Tuesday, July 5, 2011

Gear Review: First Ascent Hangfire Hoodie

You know that comfortable hooded sweatshirt that's your favorite for lounging around in on a cool fall afternoon.  It’s not your friend.  In fact, it might just try to kill you.

Et tu Champion?
Why would such a warm, welcoming, and familiar piece of clothing be out to get you?  Truth be told, its not really the sweatshirt’s fault.  It’s just born that way.  You see, that hooded sweatshirt was likely made almost entirely of cotton.  And in cold wet weather, cotton kills.

So what is a hoodie lover to do?  Eddie Bauer’s got an answer for you with the Hangfire Hoodie.

Made of a brushed polyester fleece, the Hangfire feels like cotton, but without the homicidal tendencies.  Given its polyester nature, it dries out more quickly, and even continues providing some insulation value when wet. 

My biggest complaint with many fleece items (including gloves) is that they attract and hold snow like a magnet which eventually melts and reduces the insulating properties.  The outer covering of the Hangfire, however, is manufactured with a DWR treatment which makes it smooth and repels moisture.  Therefore the Hangfire can be worn as an outer layer on warmer days, as well as an inner insulating layer in the cold.

On the way to North Twin.
I packed the Hangfire on virtually every trip I took this winter.  It was warm enough to keep me toasty on my trip up to North Twin in 15'F with wind and only a thin shell on top.  In addition to insulating well, it sheds moisture readily, and is insanely comfortable.  In fact, it is so comfortable that I prefer to wear it as my pajama top while winter camping.

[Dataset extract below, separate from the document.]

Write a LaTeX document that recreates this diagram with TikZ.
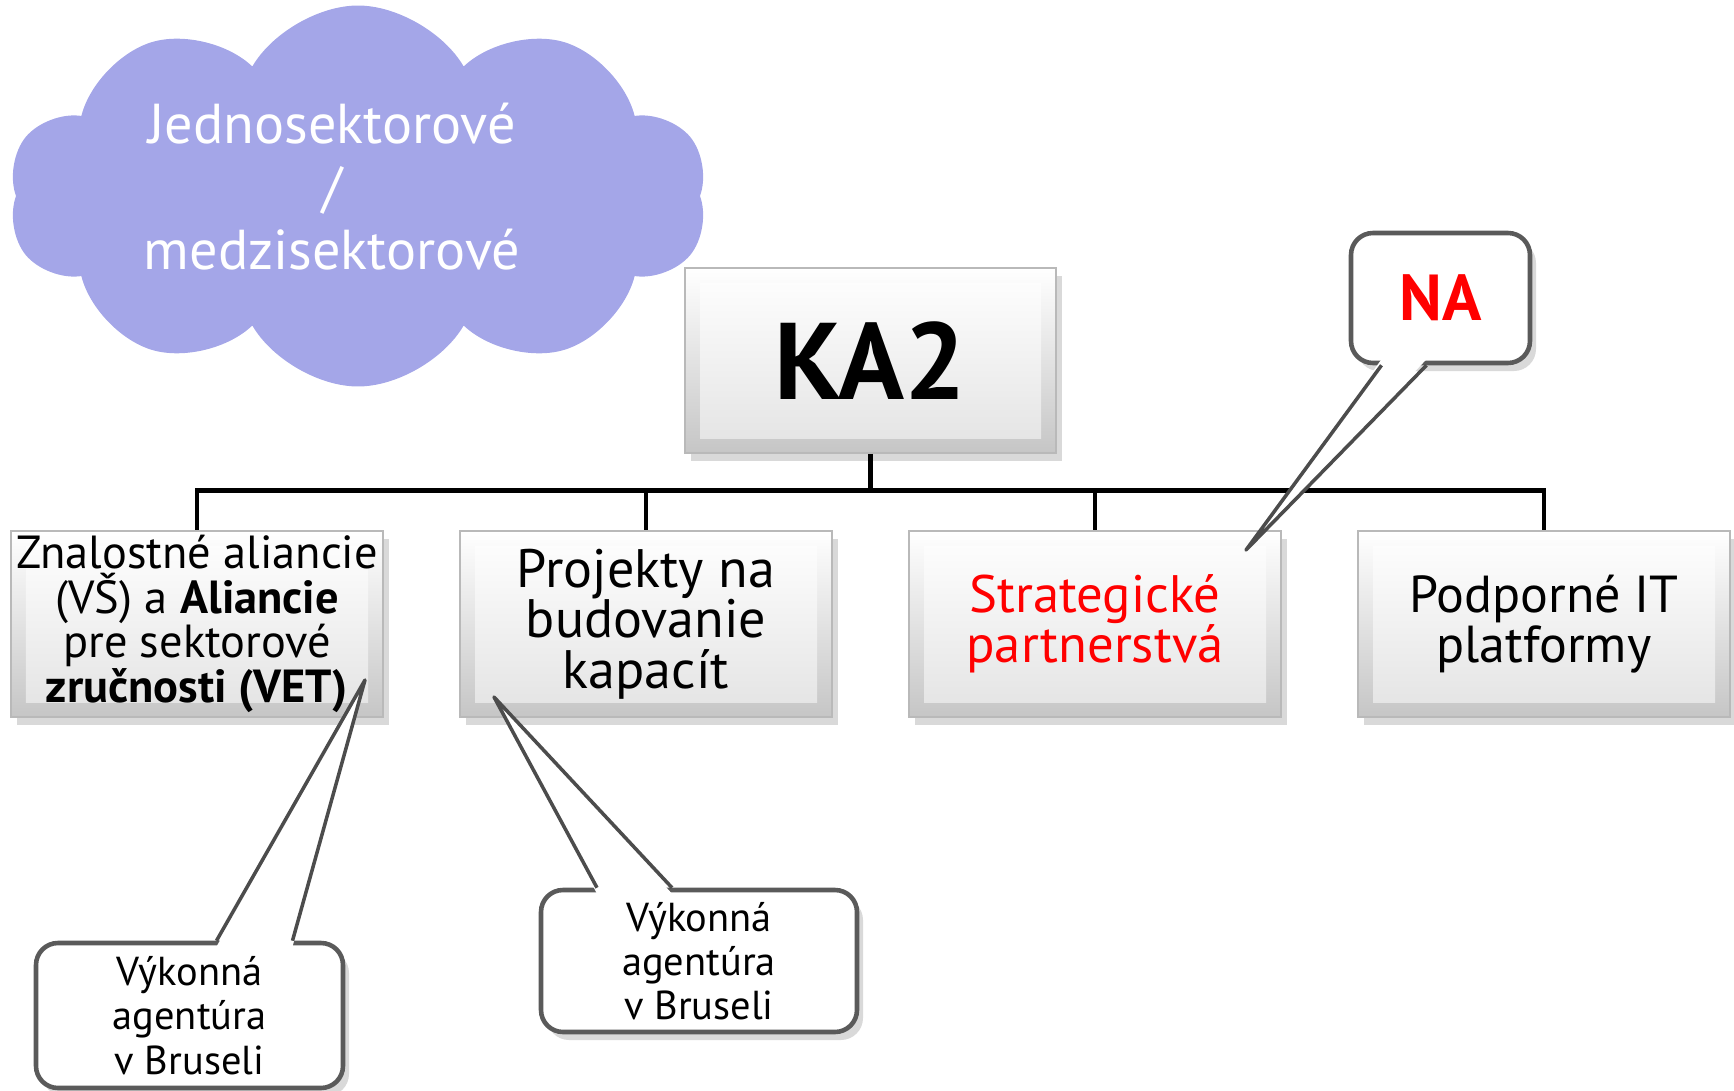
\documentclass[tikz,border=0pt]{standalone}
\usepackage{fontspec}
\setmainfont{PT Sans}
\usetikzlibrary{shapes.symbols, shadows, calc}
\definecolor{cloudblue}{HTML}{A4A6E8}
\definecolor{bubblegray}{HTML}{5A5A5A}
\tikzset{>=stealth,
  tile/.style={draw=gray!55, line width=0.5pt, minimum width=3.72cm, minimum height=1.86cm,
    align=center, inner sep=0pt, top color=white, bottom color=gray!45,
    drop shadow={opacity=0.3, shadow xshift=0.6mm, shadow yshift=-0.8mm},
    path picture={\shade[top color=white, bottom color=gray!22]
      ([shift={(0.15,-0.15)}]path picture bounding box.north west) rectangle
      ([shift={(-0.15,0.15)}]path picture bounding box.south east);}},
  bubble/.style={draw=bubblegray, line width=1.3pt, fill=white, rounded corners=0.22cm,
    align=center, inner sep=0pt, font=\fontsize{11.5}{12.6}\selectfont,
    drop shadow={opacity=0.3, shadow xshift=0.6mm, shadow yshift=-0.8mm}},
  tail/.style={draw=gray!60!black, line width=1pt, line join=round},
  bus/.style={line width=1.4pt}
}

\begin{document}
\begin{tikzpicture}
\useasboundingbox (0,0) rectangle (17.34,10.90);
\node[cloud, cloud puffs=10, cloud puff arc=120, cloud ignores aspect, fill=cloudblue,
  minimum width=6.99cm, minimum height=3.81cm] (sector) at (3.58,8.94) {};
\node[align=center, text=white, font=\fontsize{16}{17.9}\selectfont] (sectortext)
  at ($(sector)+(-0.26,0.09)$) {Jednosektorové\\/\\medzisektorové};
\node[tile, font=\bfseries\fontsize{31}{32}\selectfont, minimum width=3.71cm, minimum height=1.85cm] (ka2) at (8.705,7.295) {KA2};
\node[tile, font=\fontsize{13.2}{12.7}\selectfont] (zna) at (1.97,4.66) {Znalostné aliancie\\(VŠ) a \textbf{Aliancie}\\pre sektorové\\\textbf{zručnosti (VET)}};
\node[tile, font=\fontsize{15.4}{14.3}\selectfont] (pro) at (6.46,4.66) {Projekty na\\budovanie\\kapacít};
\node[tile, font=\fontsize{15}{14.3}\selectfont, text=red] (str) at (10.95,4.66) {Strategické\\partnerstvá};
\node[tile, font=\fontsize{14.8}{14.3}\selectfont] (pod) at (15.44,4.66) {Podporné IT\\platformy};
\draw[bus] (ka2.south) -- ++(0,-0.37) coordinate (bus);
\foreach \b in {zna,pro,str,pod}
\draw[bus] (bus) -| (\b.north);
\node[bubble, minimum width=1.79cm, minimum height=1.30cm, text=red,
  font=\bfseries\fontsize{18.5}{20}\selectfont] (na) at (14.405,7.92) {NA};
\node[bubble, minimum width=3.07cm, minimum height=1.45cm] (vyk1) at (1.895,0.745) {Výkonná\\agentúra\\v Bruseli};
\node[bubble, minimum width=3.16cm, minimum height=1.42cm] (vyk2) at (6.99,1.29) {Výkonná\\agentúra\\v Bruseli};
\coordinate (naA) at ($(na.south)+(-0.59,0)$);
\coordinate (naB) at ($(na.south)+(-0.14,0)$);
\coordinate (naT) at (12.46,5.40);
\coordinate (v1A) at ($(vyk1.north)+(0.27,0)$);
\coordinate (v1B) at ($(vyk1.north)+(1.03,0)$);
\coordinate (v1T) at (3.65,4.10);
\coordinate (v2A) at ($(vyk2.north)+(-1.02,0)$);
\coordinate (v2B) at ($(vyk2.north)+(-0.27,0)$);
\coordinate (v2T) at (4.94,3.93);
\fill[white] ($(naA)+(0,0.06)$) -- (naT) -- ($(naB)+(0,0.06)$) -- cycle;
\draw[tail] (naA) -- (naT) -- (naB);
\fill[white] ($(v1A)+(0,-0.06)$) -- (v1T) -- ($(v1B)+(0,-0.06)$) -- cycle;
\draw[tail] (v1A) -- (v1T) -- (v1B);
\fill[white] ($(v2A)+(0,-0.06)$) -- (v2T) -- ($(v2B)+(0,-0.06)$) -- cycle;
\draw[tail] (v2A) -- (v2T) -- (v2B);
\end{tikzpicture}
\end{document}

So do yourself a favor and leave the favorite sweatshirt at home.  Bring a fleece hoodie instead.  Your life may depend on it.


  1. I totally agree. I got one last winter, and never stopped wearing it. Very comfy.

  2. Next you will be telling me to trade in logging boots and carharts for birkbenstocks w/wool socks and spandex stretch pants! If I get rid of the hoodie, can I keep the pink sweatpants that say "juicy" across the hind-end?

  3. Only if you promise to stop wearing them to hunting camp. The deer are starting to complain.